GIVEN TASK
Copy each line that contains the string "chart".

--- Begin AVAILABLE DATA ---

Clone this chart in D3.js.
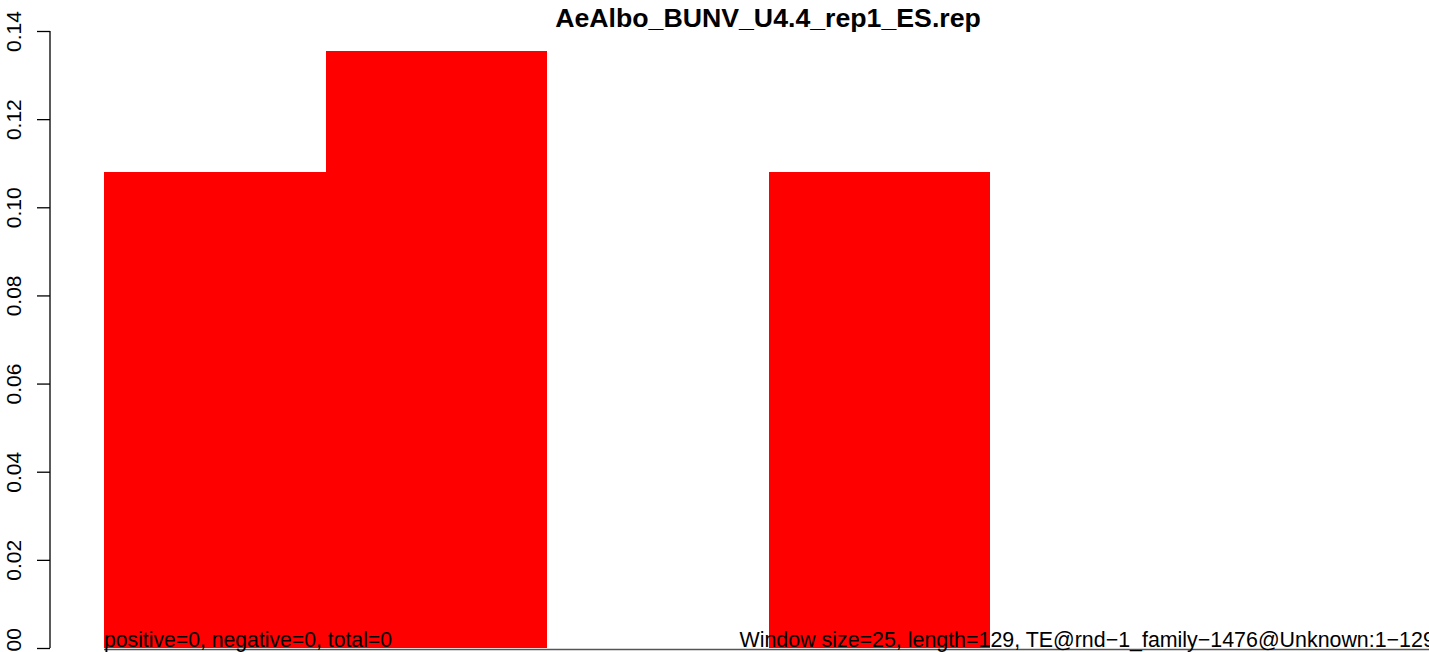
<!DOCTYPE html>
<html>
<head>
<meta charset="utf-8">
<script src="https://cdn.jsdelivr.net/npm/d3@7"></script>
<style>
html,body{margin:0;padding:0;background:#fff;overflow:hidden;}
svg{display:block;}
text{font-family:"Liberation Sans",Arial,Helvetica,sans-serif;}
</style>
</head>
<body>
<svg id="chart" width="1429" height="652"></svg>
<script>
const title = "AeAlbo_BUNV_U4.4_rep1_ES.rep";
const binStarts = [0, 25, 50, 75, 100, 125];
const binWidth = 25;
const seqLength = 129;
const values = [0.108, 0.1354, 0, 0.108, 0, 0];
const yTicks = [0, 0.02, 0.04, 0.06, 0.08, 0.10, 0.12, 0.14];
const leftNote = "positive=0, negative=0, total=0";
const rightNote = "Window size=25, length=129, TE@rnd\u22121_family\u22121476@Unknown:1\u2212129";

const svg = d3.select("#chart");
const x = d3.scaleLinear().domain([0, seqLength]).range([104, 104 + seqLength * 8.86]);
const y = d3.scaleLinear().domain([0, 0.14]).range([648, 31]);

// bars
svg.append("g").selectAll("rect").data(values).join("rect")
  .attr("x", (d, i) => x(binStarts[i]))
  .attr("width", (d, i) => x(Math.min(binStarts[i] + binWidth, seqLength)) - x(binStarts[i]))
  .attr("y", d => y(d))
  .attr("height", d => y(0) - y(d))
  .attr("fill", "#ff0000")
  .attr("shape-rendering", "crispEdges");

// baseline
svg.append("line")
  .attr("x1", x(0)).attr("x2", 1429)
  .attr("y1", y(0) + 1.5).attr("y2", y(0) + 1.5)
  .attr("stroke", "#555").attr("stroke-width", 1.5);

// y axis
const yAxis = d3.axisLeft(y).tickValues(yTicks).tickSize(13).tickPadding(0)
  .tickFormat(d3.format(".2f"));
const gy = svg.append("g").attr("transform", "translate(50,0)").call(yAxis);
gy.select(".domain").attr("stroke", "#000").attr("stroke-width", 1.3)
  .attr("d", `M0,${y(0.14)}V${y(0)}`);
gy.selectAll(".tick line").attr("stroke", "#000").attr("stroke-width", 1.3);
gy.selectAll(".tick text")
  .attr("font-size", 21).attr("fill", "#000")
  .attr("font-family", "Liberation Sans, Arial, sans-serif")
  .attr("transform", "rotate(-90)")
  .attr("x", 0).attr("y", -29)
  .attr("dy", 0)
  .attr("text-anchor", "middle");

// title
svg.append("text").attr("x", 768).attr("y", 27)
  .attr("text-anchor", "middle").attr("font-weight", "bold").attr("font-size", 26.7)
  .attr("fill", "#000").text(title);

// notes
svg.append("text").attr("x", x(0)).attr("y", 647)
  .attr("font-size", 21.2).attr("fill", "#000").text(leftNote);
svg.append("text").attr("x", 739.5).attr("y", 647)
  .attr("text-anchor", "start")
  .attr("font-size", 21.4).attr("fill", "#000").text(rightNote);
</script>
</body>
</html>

--- End AVAILABLE DATA ---

CORRECT OUTPUT
Clone this chart in D3.js.
<svg id="chart" width="1429" height="652"></svg>
const svg = d3.select("#chart");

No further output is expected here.